It’s crazy that even now when I think back to those days I can still remember just how deep I would fall into my daydreams and fantasies, and how almost trance-like it was as hours would pass without my ever noticing. I know … you all must now think that I was a really bored child, but the truth was that I loved daydreaming and found it to be one of the most enjoyable past times.
Daydreaming, is as whimsical as it sounds, and it simply means to get lost in your thoughts (usually happy, pleasant thoughts or positive hopes and ambitions). It is during those moments of reverie that ideas are created, yet these are not just your ordinary ideas or thoughts. Daydreams allow us to explore the entire realm of our mind and most especially freely express our heart, soul, and innermost feelings and hopes. As a direct result of that the ideas we form when daydreaming are made without reflection, without regard to understanding, without restrictions or limitations, and most importantly without pausing to evaluate, analyze, or remind ourselves of reality.

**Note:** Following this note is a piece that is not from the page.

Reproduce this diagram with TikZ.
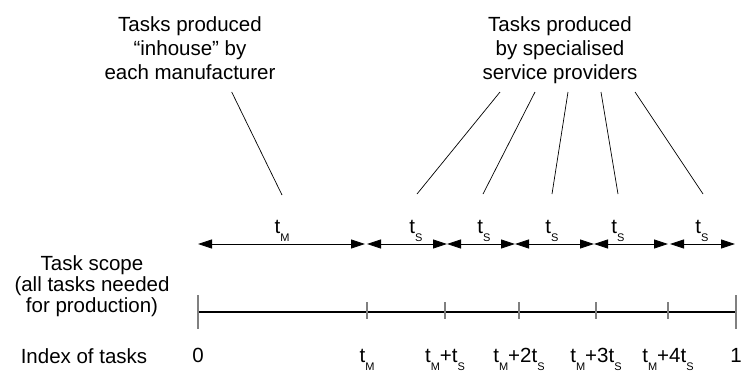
\documentclass[tikz,border=0pt]{standalone}
\usepackage{fontspec}
\setmainfont{Liberation Sans}
\usetikzlibrary{arrows.meta}
\newcommand{\sbs}[1]{\raisebox{-8pt}{\fontsize{11}{12}\selectfont #1}}
\begin{document}
\begin{tikzpicture}[x=1pt,y=-1pt,
  txt/.style={font=\fontsize{20.5}{24}\selectfont, inner sep=0pt, anchor=base},
  span/.style={{Triangle[length=14pt,width=9pt]}-{Triangle[length=14pt,width=9pt]}, line width=0.8pt},
  leader/.style={line width=0.7pt},
  tickmark/.style={draw=gray, line width=1.5pt},
  scope/.style={line width=1.1pt}
]
\useasboundingbox (0,0) rectangle (741,376);

% top texts
\node[txt] (l1) at (190,31) {Tasks produced};
\node[txt] (l2) at (190,55) {“inhouse” by};
\node[txt] (l3) at (190,79) {each manufacturer};
\node[txt] (r1) at (560,31) {Tasks produced};
\node[txt] (r2) at (560,55) {by specialised};
\node[txt] (r3) at (560,79) {service providers};

% left texts
\node[txt] (s1) at (92,270) {Task scope};
\node[txt] (s2) at (92,291) {(all tasks needed};
\node[txt] (s3) at (92,312) {for production)};
\node[txt] (ix) at (84,363) {Index of tasks};

% span labels
\node[txt] (tm) at (282,233) {t\sbs{M}};
\node[txt] (ts1) at (416,233) {t\sbs{S}};
\node[txt] (ts2) at (484,233) {t\sbs{S}};
\node[txt] (ts3) at (552,233) {t\sbs{S}};
\node[txt] (ts4) at (618,233) {t\sbs{S}};
\node[txt] (ts5) at (702,233) {t\sbs{S}};

% leader lines
\coordinate (lm0) at (231.7,92); \coordinate (lm1) at (282,195);
\coordinate (p1) at (500,92); \coordinate (q1) at (417,194);
\coordinate (p2) at (535,92); \coordinate (q2) at (483,194);
\coordinate (p3) at (568,92); \coordinate (q3) at (552,194);
\coordinate (p4) at (601,92); \coordinate (q4) at (618,194);
\coordinate (p5) at (635,92); \coordinate (q5) at (703,194);
\draw[leader] (lm0) -- (lm1);
\draw[leader] (p1) -- (q1);
\draw[leader] (p2) -- (q2);
\draw[leader] (p3) -- (q3);
\draw[leader] (p4) -- (q4);
\draw[leader] (p5) -- (q5);

% span arrows
\coordinate (a0) at (198,244); \coordinate (a1) at (365,244);
\coordinate (b0) at (367,244); \coordinate (b1) at (447,244);
\coordinate (b2) at (515,244); \coordinate (b3) at (594,244);
\coordinate (b4) at (668,244); \coordinate (c0) at (670,244);
\coordinate (c1) at (735,244);
\draw[span] (a0) -- (a1);
\draw[span] (b0) -- (b1);
\draw[span] (b1) -- (b2);
\draw[span] (b2) -- (b3);
\draw[span] (b3) -- (b4);
\draw[span] (c0) -- (c1);

% scope line and ticks
\coordinate (k0) at (198,312); \coordinate (k6) at (736,312);
\draw[scope] (k0) -- (k6);
\draw[tickmark] (198,295) -- (198,329);
\draw[tickmark] (736,295) -- (736,329);
\foreach \x in {367,445,519,596,668}
  \draw[tickmark] (\x,302) -- (\x,319);

% index labels
\node[txt] (i0) at (198,362) {0};
\node[txt] (i1) at (367,362) {t\sbs{M}};
\node[txt] (i2) at (445,362) {t\sbs{M}+t\sbs{S}};
\node[txt] (i3) at (519,362) {t\sbs{M}+2t\sbs{S}};
\node[txt] (i4) at (596,362) {t\sbs{M}+3t\sbs{S}};
\node[txt] (i5) at (668,362) {t\sbs{M}+4t\sbs{S}};
\node[txt] (i6) at (736,362) {1};
\end{tikzpicture}
\end{document}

I think that’s what I like most about daydreaming and why I enjoyed it so much as a kid … daydreaming provides us with an opportunity to detach ourselves from our surroundings and blur reality for a short period of time; ultimately it provides a temporary escape. While some use daydreaming as a chance to literally escape from troubles, stresses, and the harsh realities of life, I enjoyed daydreaming for another reason. When I was younger, there was never anything in my life I was trying to run away from, but I daydreamed anyways because it allowed me to dissociate into a place where my creativity and imagination could run wild and free, fueled only by optimism and positivity.
Though daydreaming is still a habit of mine (though moments of reverie are much less frequent thanks to busy adult life), I find myself daydreaming not when I listen to music like I used to but rather when I’m bored in class, have nothing to do at work, or in those quiet moments when I’m lying in bed waiting for sleep. Recently however, I came across a musical duo whose songs have led me back to my childhood days when music really initiated serious daydream sessions, and for that reason I’ve really fallen hard for them.
The duo’s name? … The Daydream Club. (I know, I couldn’t believe it at first either).
The Daydream Club, whose name speaks for itself as you’ll come to see, is a UK-based acoustic folk duet, consisting of members Adam Pickering and Paula Walker. The two first met in 2005 at the prestigious Liverpool Institute for Performing Arts where they both studied, however it wasn’t until February 2010 that they began performing together. Though The Daydream Club wasn’t formed until relatively recently, both Adam and Paula have had longstanding interests in music, as well as prior experiences in the industry.
While Paula is considered to be the main vocalist in The Daydream Club, her original ambition in life was to be a professional dancer and she even went so far as to work with Luc Petit, the Director of Cirque Du Soleil. However, despite her talents in dance, Paula’s interest in music was not something that could be ignored. Eventually, Paula tried her hand at a few different instruments and ended up landing a job with a group called Noise Ensemble as a percussionist. After touring with the group and even headlining at the Henley Festival of Music and Arts, Paula decided that it was time for another change. Though she never thought much about pursuing a career in music let alone one in which she’d be singing, with Adam’s support and her enjoyment of performing with him, she knew it was an option worth pursuing.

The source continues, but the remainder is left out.